People have evolved from the hunter-gatherers when sweetness indicated that a food was safe to eat. Sweetness was and still is a key taste marker to survival and good health. Sugars as carbohydrates are an important supply of energy to the body. This energy was essential to our survival in our not-so-distant, hunter-gatherer past. However, over the last 12,000 years our way of life has changed significantly. In contrast to our past, an abundance of calories is not essential, but the craving for sweet things remains.


If you can get past the appalling grammar, you may notice the stunted logic and historical inaccuracies. The one sentence that I agree with states that life has changed significantly over the past 12,000 years. We do still have hunter-gatherer instincts. But if you're hunting the aisles of a typical American supermarket for sustenance, sweetness is not a "key taste marker to survival". In fact, avoiding sweetness in this context will help you avoid many of the major "diseases of affluence" (those caused by too much of something rather than too little) such as diabetes.

This site is obviously designed to put you at ease as you wash down your Lil Debbie snack cakes with Dr. Pepper, but regular sugar is not so great either. I went through a phase where I wouldn't drink sodas made with corn syrup, only those made with real sugar. For some reason I thought I was being healthy - and then I realized that I was drinking way more soda than I usually did.

The corn syrup site also bad mouths supposedly natural sweeteners such as concentrated white grape juice.

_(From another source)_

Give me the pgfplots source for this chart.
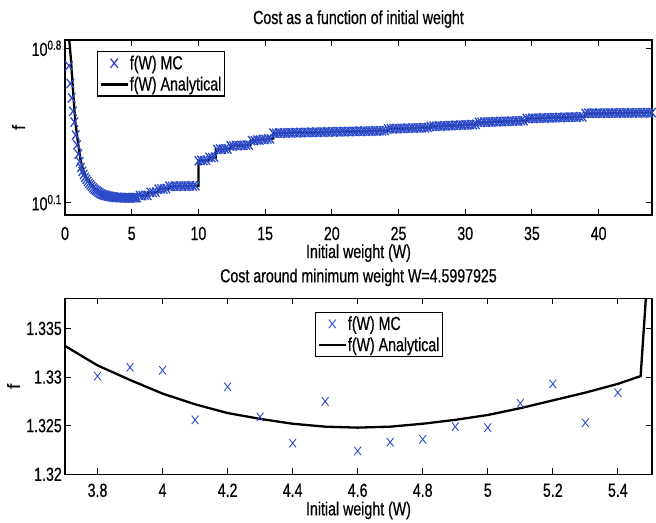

I have to admit that I was taken in by this sweetener at first, particularly in jam and jelly. I found this brand that was sweetened with fruit juice, and I thought "great! natural!". Again, it's what they leave out that gets you. The fruit juice they use is concentrated to such a degree that it's not much better than regular sugar.

The existence of this site is a testament to the popularity of books like Eric Schlosser's Fast Food Nation and Greg Critser's Fat Land: How Americans Became the Fattest People in the World. (The latter book is where I learned about Earl Butz, pictured above. He was Nixon's agriculture secretary and was chiefly responsible for the increase in corn subsidies to ridiculous levels, which in turn ensured the huge surplus of corn that led to the synthesizing of high fructose corn syrup and its subsequent injection into nearly every single packaged item on your supermarket shelf.) Just be aware that the Corn Refiners Association has millions and millions of dollars invested in getting you to eat more crap.

So, where should you get your sugars? Here's an idea: from whole food (which you can get at many places besides the overpriced Whole Foods Market). If you crave something sweet, try eating a piece of fruit. I remember when I was growing up there was always a fruit bowl around. Keep some fruit around all the time and you'll always have sweetness. Another thing you can do is chew your whole-grain rice more completely. Sugars are simple carbohydrates. When you chew your rice or sweet potato or whatever you prefer, salivary amylase breaks down starch into sugar. If you chew incompletely, you don't get the benefit of the full digestive process.

Sweetness is important. In Chinese medicine, the sweet flavor is associated with the earth phase, which in turn relates to the spleen, pancreas, stomach, and the colors yellow and orange. A nice piece of fruit for dessert lifts the digestive energy, or spleen qi.

So don't run from sweetness - run from added sugars both natural and artificial! Most of you have no need of them. By habit many of us are used to eating much more sugar than we need. If you can break the habit, you'll be much healthier!